8. Set Simple Policies and Make Them Visible
Avoid confusion by writing down a small set of clear rules, for example:
- Minimum state of charge vehicles must be returned with
- Who is allowed to use rapid chargers and when
- What to do if a charger is out of service
- How to log home charging for reimbursement
- When it’s acceptable to use an ICE vehicle instead of an EV
Publish the policies where drivers actually see them – briefing sheets in vehicles, intranet, depot noticeboards, driver app.
9. Measure, Learn and Adjust
Treat the first wave of EVs as a learning exercise with clear metrics:
Track:
- Energy cost per mile vs fuel cost per mile
- On-time arrival performance compared to ICE vehicles
- Driver satisfaction and feedback themes
- Range usage – how much “buffer” remains at the end of typical days
- Unplanned incidents – vehicles running low, charging problems, callout issues
Schedule a formal review after three to six months of live operation. Use this to decide:
- Which routes or teams are ready for further electrification
- Where processes, chargers or vehicles need tweaking
- What training or communication gaps still exist
The goal isn’t perfection on day one – it’s steady improvement without disrupting service.

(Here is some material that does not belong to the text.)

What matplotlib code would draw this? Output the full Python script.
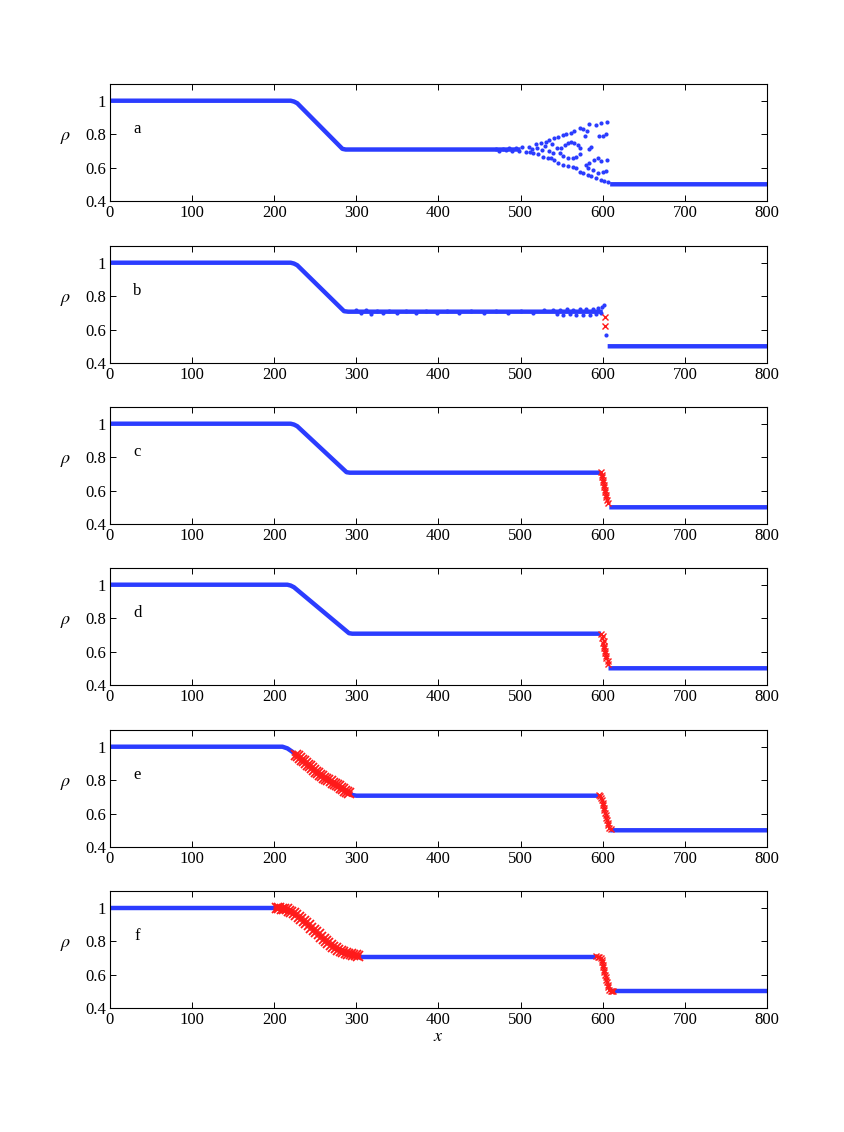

10. Build a Roadmap, Not a One-Off Project
EV readiness for field teams isn’t a one-and-done exercise. Once the basics are in place, you can:
- Gradually expand EV use into more demanding routes
- Introduce new models as technology improves
- Combine EVs with other low-emission options (e-bikes, cargo bikes, car clubs, shared pools)
- Use data from early adopters to refine future specifications and infrastructure decisions
By starting with practical first steps – clear objectives, realistic duty-cycle analysis, sensible charging, and engaged drivers – you de-risk the transition and prove that EVs can support field teams without compromising service.
From there, scaling up becomes a confident choice, not a gamble.